Syria's White Helmets: war responders leading quake rescue
Leveraging years of experience gleaned during Syria's war, the White Helmets are spearheading rescue efforts in the country's rebel-held north following the powerful earthquake that rocked Syria and Turkey.
Here is an overview of the group, whose volunteers are known for their bravery during dramatic rescue operations from bombed out buildings in the middle of the devastating, more than decade-long civil war.
- Thousands of volunteers -
The group emerged in 2013, two years into the Syrian war that started with a brutal crackdown on peaceful anti-government protests, and operates in battered rebel-held parts of the country.
Officially named the Syria Civil Defense, it was not until the following year that it took its current form and began to be known as the "White Helmets" for the distinctive hard hats worn by its members.
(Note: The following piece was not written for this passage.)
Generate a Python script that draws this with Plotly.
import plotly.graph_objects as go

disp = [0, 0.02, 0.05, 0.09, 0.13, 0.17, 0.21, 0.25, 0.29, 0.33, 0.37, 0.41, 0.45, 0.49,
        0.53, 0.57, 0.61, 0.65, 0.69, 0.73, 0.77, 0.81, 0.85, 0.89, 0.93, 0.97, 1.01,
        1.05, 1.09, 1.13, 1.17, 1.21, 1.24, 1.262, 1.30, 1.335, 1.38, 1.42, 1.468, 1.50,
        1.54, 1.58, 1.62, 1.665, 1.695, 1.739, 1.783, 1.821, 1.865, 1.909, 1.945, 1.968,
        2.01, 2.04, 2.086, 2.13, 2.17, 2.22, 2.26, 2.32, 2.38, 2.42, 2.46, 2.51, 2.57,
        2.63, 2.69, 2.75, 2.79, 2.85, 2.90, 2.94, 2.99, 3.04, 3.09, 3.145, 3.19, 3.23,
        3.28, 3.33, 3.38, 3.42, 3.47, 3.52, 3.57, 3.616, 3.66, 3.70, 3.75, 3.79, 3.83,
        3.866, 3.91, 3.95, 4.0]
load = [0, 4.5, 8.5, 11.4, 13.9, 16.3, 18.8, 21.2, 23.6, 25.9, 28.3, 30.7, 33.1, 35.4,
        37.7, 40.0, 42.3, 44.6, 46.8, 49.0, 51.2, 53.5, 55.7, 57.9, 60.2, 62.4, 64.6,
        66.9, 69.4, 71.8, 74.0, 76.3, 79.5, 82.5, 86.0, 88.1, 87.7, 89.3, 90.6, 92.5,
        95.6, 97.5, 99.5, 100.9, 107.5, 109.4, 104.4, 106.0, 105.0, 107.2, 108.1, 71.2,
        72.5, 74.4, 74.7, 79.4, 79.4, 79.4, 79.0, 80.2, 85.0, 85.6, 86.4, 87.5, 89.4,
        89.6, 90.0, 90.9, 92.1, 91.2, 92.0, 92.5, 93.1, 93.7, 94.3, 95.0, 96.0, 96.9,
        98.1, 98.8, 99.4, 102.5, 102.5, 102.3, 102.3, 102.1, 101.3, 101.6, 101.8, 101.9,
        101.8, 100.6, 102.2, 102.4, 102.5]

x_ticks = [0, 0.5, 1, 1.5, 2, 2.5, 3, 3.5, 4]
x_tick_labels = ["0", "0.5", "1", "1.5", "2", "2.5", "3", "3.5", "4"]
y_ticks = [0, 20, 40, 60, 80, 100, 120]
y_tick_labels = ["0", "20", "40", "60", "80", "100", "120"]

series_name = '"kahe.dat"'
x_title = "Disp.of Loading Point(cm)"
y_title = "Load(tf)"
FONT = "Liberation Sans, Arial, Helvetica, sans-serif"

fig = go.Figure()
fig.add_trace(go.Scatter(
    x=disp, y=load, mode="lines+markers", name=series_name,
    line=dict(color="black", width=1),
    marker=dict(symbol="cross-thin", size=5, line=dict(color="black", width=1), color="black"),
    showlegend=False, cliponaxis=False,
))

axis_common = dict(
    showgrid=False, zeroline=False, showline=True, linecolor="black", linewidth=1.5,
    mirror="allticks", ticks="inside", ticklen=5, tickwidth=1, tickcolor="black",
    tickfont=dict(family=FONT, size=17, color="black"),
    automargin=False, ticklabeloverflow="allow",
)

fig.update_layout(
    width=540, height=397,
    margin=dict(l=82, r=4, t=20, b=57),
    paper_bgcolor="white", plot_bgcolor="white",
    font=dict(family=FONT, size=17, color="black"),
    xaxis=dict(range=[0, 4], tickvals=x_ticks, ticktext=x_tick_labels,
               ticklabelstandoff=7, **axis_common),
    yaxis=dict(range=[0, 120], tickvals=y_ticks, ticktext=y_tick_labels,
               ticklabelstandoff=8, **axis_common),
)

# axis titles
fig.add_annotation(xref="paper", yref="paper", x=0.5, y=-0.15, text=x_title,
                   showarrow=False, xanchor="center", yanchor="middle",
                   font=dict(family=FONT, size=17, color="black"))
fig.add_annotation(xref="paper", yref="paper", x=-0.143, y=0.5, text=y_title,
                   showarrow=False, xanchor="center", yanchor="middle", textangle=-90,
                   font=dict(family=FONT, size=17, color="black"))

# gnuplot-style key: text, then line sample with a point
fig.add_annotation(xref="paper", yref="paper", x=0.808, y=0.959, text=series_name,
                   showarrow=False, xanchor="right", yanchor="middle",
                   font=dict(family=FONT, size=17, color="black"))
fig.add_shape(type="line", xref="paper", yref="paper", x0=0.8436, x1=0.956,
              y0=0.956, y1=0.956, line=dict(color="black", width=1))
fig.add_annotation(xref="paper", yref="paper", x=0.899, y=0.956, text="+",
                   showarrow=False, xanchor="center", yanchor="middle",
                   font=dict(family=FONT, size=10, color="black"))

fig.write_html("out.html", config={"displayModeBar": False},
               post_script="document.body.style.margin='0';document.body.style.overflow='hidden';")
It is made up entirely of volunteers who had different occupations before the brutal repression of anti-government protests in 2011 spiraled into a full-blown civil war.
In their previous lives, they were bakers, decorators or even students.
A vast majority of the group's 3,300 volunteers are men, but it does include women.
More than 300 members have died in the war, including four in the latest quake, White Helmets spokesperson Mohammad al-Shibli said.
- 'Save all of humanity' -
Some of the White Helmets' members have received training abroad, returning to instruct colleagues on search-and-rescue techniques.
The group has received funding from a number of governments, including Britain, Denmark, Germany, Japan, the Netherlands and the United States.
But it also solicits individual donations to purchase equipment, including its signature hard hats which cost around $145 (124 euros) each.
Since 2013, it has rescued thousands of civilians trapped under the rubble after air strikes or caught up in fighting on different fronts of the war.
The group's motto -- "To save one life is to save all of humanity" -- is drawn from a verse in the Koran, although the White Helmets insist they help all victims, regardless of their religion.
- Quake response -
The group has deployed all of its volunteers in Syria's northwest in response to Monday's 7.8-magnitude earthquake, whose epicenter was across the border in southwestern Turkey, said Shibli.
Cut-off from government-held parts of Syria and overlooked by Turkish first responders preoccupied with the disaster on their side of the border, Syria's hard hit rebel areas have relied almost entirely on the White Helmets for search and rescue operations.
The quake completely flattened more than 400 buildings in Syria's northwest and severely destroyed 1,300 others.
Since Monday, volunteers have freed families trapped under rubble in scenes reminiscent of operations at the height of Syria's war, according to AFP correspondents in the area.
Using the same equipment and techniques finessed in the course of the conflict, they drilled and dug their way through piles of concrete to reach dust-covered survivors, the correspondents said.
One video that went viral on social media networks showed a large crowd erupting into cheers as White Helmets rescuers, including women in face veils, saved two young children from beneath a flattened apartment block.
Hundreds have been rescued, according to the group's Twitter feed. Shibli said they did not have an exact figure.
- Nobel and Oscar -
Despite its life-saving efforts, the group has attracted criticism, mostly from Syrian President Bashar al-Assad's government and its allies, especially Russia.
Assad himself has accused the group's members of being "Al-Qaeda" jihadists.
He said their members "shaved their beards, wore white hats, and appeared as humanitarian heroes, which is not the case".
But elsewhere, the volunteers have been hailed as "real life heroes" focused only on saving lives.
They were nominated for the Nobel Peace Prize in 2016, but ultimately did not win.
A short documentary about them won an Oscar for Netflix in 2017, helping to bring them further international renown.